GIVEN DATA

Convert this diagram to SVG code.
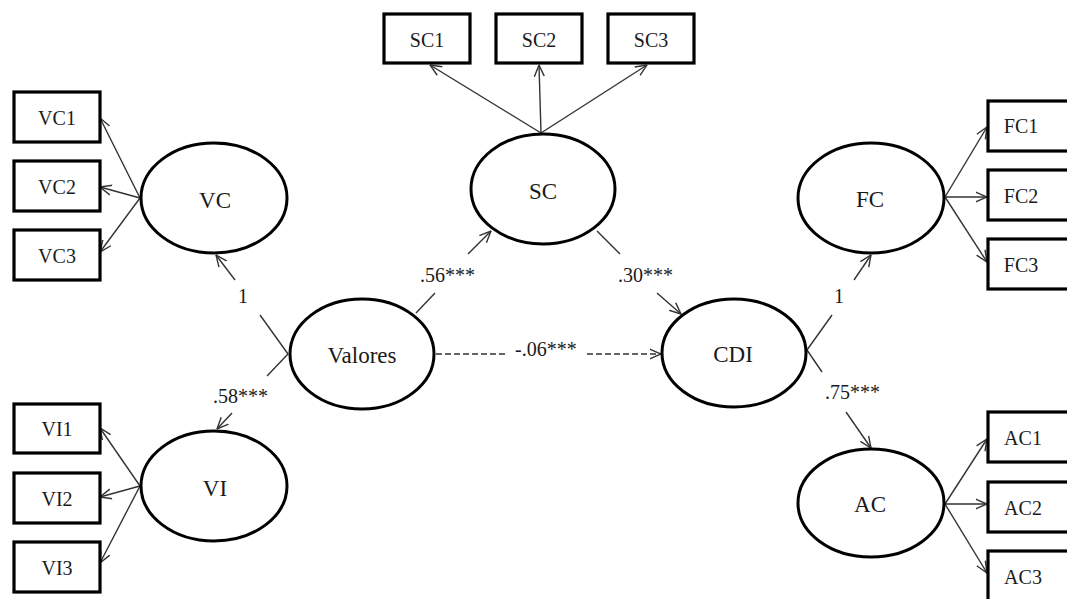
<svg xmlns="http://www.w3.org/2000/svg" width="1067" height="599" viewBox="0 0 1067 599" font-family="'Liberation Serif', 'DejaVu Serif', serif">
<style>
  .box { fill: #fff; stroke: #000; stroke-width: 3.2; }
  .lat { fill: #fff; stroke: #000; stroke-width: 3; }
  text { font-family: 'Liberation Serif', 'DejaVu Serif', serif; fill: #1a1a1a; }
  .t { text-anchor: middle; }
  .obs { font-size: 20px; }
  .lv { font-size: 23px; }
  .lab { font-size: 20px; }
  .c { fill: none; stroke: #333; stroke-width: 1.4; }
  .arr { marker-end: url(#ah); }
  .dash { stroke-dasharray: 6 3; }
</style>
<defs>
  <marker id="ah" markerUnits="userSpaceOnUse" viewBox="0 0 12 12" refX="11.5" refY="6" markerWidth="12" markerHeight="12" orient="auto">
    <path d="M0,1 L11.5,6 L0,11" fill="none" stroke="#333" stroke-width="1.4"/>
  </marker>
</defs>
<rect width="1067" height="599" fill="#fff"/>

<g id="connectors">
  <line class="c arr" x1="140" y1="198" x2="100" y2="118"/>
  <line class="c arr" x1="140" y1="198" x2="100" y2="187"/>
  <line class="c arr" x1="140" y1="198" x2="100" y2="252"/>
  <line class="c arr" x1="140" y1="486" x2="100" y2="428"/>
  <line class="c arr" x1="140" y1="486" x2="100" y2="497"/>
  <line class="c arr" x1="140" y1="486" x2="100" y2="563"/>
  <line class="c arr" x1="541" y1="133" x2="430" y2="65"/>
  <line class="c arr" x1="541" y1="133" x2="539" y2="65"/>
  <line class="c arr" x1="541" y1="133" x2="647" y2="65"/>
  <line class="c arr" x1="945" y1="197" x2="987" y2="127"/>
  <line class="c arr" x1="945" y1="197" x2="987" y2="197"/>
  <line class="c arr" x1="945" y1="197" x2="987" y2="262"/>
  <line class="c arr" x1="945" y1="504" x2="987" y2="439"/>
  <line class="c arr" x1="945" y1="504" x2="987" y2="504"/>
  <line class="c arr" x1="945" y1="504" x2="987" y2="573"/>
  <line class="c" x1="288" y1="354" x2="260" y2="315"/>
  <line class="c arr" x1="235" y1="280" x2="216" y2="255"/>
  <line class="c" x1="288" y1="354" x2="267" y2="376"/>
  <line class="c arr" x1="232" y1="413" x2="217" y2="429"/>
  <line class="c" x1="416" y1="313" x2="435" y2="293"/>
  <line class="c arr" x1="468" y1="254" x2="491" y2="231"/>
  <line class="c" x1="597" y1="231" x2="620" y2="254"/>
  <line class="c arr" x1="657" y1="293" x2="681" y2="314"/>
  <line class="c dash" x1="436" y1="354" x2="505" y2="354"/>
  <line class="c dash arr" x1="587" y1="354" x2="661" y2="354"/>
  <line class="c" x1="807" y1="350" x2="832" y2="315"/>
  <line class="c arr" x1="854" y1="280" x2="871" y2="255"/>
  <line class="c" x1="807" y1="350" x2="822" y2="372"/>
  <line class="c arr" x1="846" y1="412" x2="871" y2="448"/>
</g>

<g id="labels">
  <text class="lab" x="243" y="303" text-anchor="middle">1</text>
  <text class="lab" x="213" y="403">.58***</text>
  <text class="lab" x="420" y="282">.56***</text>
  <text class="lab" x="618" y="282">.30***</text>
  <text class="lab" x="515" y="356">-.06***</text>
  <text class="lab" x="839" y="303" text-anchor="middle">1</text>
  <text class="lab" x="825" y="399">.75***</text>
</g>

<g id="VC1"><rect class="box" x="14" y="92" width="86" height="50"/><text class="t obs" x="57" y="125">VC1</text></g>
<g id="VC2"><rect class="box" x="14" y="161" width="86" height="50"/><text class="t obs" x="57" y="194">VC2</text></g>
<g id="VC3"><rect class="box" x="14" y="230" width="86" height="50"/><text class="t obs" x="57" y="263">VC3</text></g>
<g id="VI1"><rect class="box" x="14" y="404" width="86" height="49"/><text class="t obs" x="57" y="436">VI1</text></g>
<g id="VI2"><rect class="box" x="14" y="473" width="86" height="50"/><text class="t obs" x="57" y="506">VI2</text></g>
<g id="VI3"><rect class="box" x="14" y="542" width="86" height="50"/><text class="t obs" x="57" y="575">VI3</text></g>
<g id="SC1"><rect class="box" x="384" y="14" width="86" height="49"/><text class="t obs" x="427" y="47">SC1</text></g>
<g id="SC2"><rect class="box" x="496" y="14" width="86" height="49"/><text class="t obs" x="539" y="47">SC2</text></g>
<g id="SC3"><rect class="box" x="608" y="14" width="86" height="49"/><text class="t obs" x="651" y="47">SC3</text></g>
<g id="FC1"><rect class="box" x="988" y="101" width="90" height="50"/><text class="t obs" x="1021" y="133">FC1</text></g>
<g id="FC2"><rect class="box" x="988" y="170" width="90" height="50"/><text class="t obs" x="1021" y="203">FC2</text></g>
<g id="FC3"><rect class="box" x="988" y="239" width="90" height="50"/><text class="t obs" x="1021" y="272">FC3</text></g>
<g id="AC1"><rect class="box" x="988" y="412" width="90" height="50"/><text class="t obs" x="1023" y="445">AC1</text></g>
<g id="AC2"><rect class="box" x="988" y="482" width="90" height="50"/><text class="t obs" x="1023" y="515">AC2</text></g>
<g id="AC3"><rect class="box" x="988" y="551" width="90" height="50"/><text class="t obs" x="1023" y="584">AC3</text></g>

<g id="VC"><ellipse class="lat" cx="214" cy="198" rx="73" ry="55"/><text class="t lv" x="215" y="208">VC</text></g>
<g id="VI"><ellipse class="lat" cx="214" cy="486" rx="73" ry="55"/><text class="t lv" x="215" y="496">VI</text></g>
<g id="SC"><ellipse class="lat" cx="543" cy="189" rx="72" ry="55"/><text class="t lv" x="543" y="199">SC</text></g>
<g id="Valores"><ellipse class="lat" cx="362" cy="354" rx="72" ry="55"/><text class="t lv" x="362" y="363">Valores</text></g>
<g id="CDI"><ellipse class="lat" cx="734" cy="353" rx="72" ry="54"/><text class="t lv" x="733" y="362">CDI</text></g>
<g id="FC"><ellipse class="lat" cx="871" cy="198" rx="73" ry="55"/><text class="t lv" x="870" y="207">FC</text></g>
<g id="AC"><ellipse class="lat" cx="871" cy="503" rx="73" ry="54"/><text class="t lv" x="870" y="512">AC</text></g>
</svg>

WHAT IS NEEDED
Every line of text is to be repeated exactly; pictures are left out.

SOLUTION BELOW
Convert this diagram to SVG code.
<svg xmlns="http://www.w3.org/2000/svg" width="1067" height="599" viewBox="0 0 1067 599" font-family="'Liberation Serif', 'DejaVu Serif', serif">
<style>
  .box { fill: #fff; stroke: #000; stroke-width: 3.2; }
  .lat { fill: #fff; stroke: #000; stroke-width: 3; }
  text { font-family: 'Liberation Serif', 'DejaVu Serif', serif; fill: #1a1a1a; }
  .t { text-anchor: middle; }
  .obs { font-size: 20px; }
  .lv { font-size: 23px; }
  .lab { font-size: 20px; }
  .c { fill: none; stroke: #333; stroke-width: 1.4; }
  .arr { marker-end: url(#ah); }
  .dash { stroke-dasharray: 6 3; }
</style>
<defs>
  <marker id="ah" markerUnits="userSpaceOnUse" viewBox="0 0 12 12" refX="11.5" refY="6" markerWidth="12" markerHeight="12" orient="auto">
    <path d="M0,1 L11.5,6 L0,11" fill="none" stroke="#333" stroke-width="1.4"/>
  </marker>
</defs>
<rect width="1067" height="599" fill="#fff"/>

<g id="connectors">
  <line class="c arr" x1="140" y1="198" x2="100" y2="118"/>
  <line class="c arr" x1="140" y1="198" x2="100" y2="187"/>
  <line class="c arr" x1="140" y1="198" x2="100" y2="252"/>
  <line class="c arr" x1="140" y1="486" x2="100" y2="428"/>
  <line class="c arr" x1="140" y1="486" x2="100" y2="497"/>
  <line class="c arr" x1="140" y1="486" x2="100" y2="563"/>
  <line class="c arr" x1="541" y1="133" x2="430" y2="65"/>
  <line class="c arr" x1="541" y1="133" x2="539" y2="65"/>
  <line class="c arr" x1="541" y1="133" x2="647" y2="65"/>
  <line class="c arr" x1="945" y1="197" x2="987" y2="127"/>
  <line class="c arr" x1="945" y1="197" x2="987" y2="197"/>
  <line class="c arr" x1="945" y1="197" x2="987" y2="262"/>
  <line class="c arr" x1="945" y1="504" x2="987" y2="439"/>
  <line class="c arr" x1="945" y1="504" x2="987" y2="504"/>
  <line class="c arr" x1="945" y1="504" x2="987" y2="573"/>
  <line class="c" x1="288" y1="354" x2="260" y2="315"/>
  <line class="c arr" x1="235" y1="280" x2="216" y2="255"/>
  <line class="c" x1="288" y1="354" x2="267" y2="376"/>
  <line class="c arr" x1="232" y1="413" x2="217" y2="429"/>
  <line class="c" x1="416" y1="313" x2="435" y2="293"/>
  <line class="c arr" x1="468" y1="254" x2="491" y2="231"/>
  <line class="c" x1="597" y1="231" x2="620" y2="254"/>
  <line class="c arr" x1="657" y1="293" x2="681" y2="314"/>
  <line class="c dash" x1="436" y1="354" x2="505" y2="354"/>
  <line class="c dash arr" x1="587" y1="354" x2="661" y2="354"/>
  <line class="c" x1="807" y1="350" x2="832" y2="315"/>
  <line class="c arr" x1="854" y1="280" x2="871" y2="255"/>
  <line class="c" x1="807" y1="350" x2="822" y2="372"/>
  <line class="c arr" x1="846" y1="412" x2="871" y2="448"/>
</g>

<g id="labels">
  <text class="lab" x="243" y="303" text-anchor="middle">1</text>
  <text class="lab" x="213" y="403">.58***</text>
  <text class="lab" x="420" y="282">.56***</text>
  <text class="lab" x="618" y="282">.30***</text>
  <text class="lab" x="515" y="356">-.06***</text>
  <text class="lab" x="839" y="303" text-anchor="middle">1</text>
  <text class="lab" x="825" y="399">.75***</text>
</g>

<g id="VC1"><rect class="box" x="14" y="92" width="86" height="50"/><text class="t obs" x="57" y="125">VC1</text></g>
<g id="VC2"><rect class="box" x="14" y="161" width="86" height="50"/><text class="t obs" x="57" y="194">VC2</text></g>
<g id="VC3"><rect class="box" x="14" y="230" width="86" height="50"/><text class="t obs" x="57" y="263">VC3</text></g>
<g id="VI1"><rect class="box" x="14" y="404" width="86" height="49"/><text class="t obs" x="57" y="436">VI1</text></g>
<g id="VI2"><rect class="box" x="14" y="473" width="86" height="50"/><text class="t obs" x="57" y="506">VI2</text></g>
<g id="VI3"><rect class="box" x="14" y="542" width="86" height="50"/><text class="t obs" x="57" y="575">VI3</text></g>
<g id="SC1"><rect class="box" x="384" y="14" width="86" height="49"/><text class="t obs" x="427" y="47">SC1</text></g>
<g id="SC2"><rect class="box" x="496" y="14" width="86" height="49"/><text class="t obs" x="539" y="47">SC2</text></g>
<g id="SC3"><rect class="box" x="608" y="14" width="86" height="49"/><text class="t obs" x="651" y="47">SC3</text></g>
<g id="FC1"><rect class="box" x="988" y="101" width="90" height="50"/><text class="t obs" x="1021" y="133">FC1</text></g>
<g id="FC2"><rect class="box" x="988" y="170" width="90" height="50"/><text class="t obs" x="1021" y="203">FC2</text></g>
<g id="FC3"><rect class="box" x="988" y="239" width="90" height="50"/><text class="t obs" x="1021" y="272">FC3</text></g>
<g id="AC1"><rect class="box" x="988" y="412" width="90" height="50"/><text class="t obs" x="1023" y="445">AC1</text></g>
<g id="AC2"><rect class="box" x="988" y="482" width="90" height="50"/><text class="t obs" x="1023" y="515">AC2</text></g>
<g id="AC3"><rect class="box" x="988" y="551" width="90" height="50"/><text class="t obs" x="1023" y="584">AC3</text></g>

<g id="VC"><ellipse class="lat" cx="214" cy="198" rx="73" ry="55"/><text class="t lv" x="215" y="208">VC</text></g>
<g id="VI"><ellipse class="lat" cx="214" cy="486" rx="73" ry="55"/><text class="t lv" x="215" y="496">VI</text></g>
<g id="SC"><ellipse class="lat" cx="543" cy="189" rx="72" ry="55"/><text class="t lv" x="543" y="199">SC</text></g>
<g id="Valores"><ellipse class="lat" cx="362" cy="354" rx="72" ry="55"/><text class="t lv" x="362" y="363">Valores</text></g>
<g id="CDI"><ellipse class="lat" cx="734" cy="353" rx="72" ry="54"/><text class="t lv" x="733" y="362">CDI</text></g>
<g id="FC"><ellipse class="lat" cx="871" cy="198" rx="73" ry="55"/><text class="t lv" x="870" y="207">FC</text></g>
<g id="AC"><ellipse class="lat" cx="871" cy="503" rx="73" ry="54"/><text class="t lv" x="870" y="512">AC</text></g>
</svg>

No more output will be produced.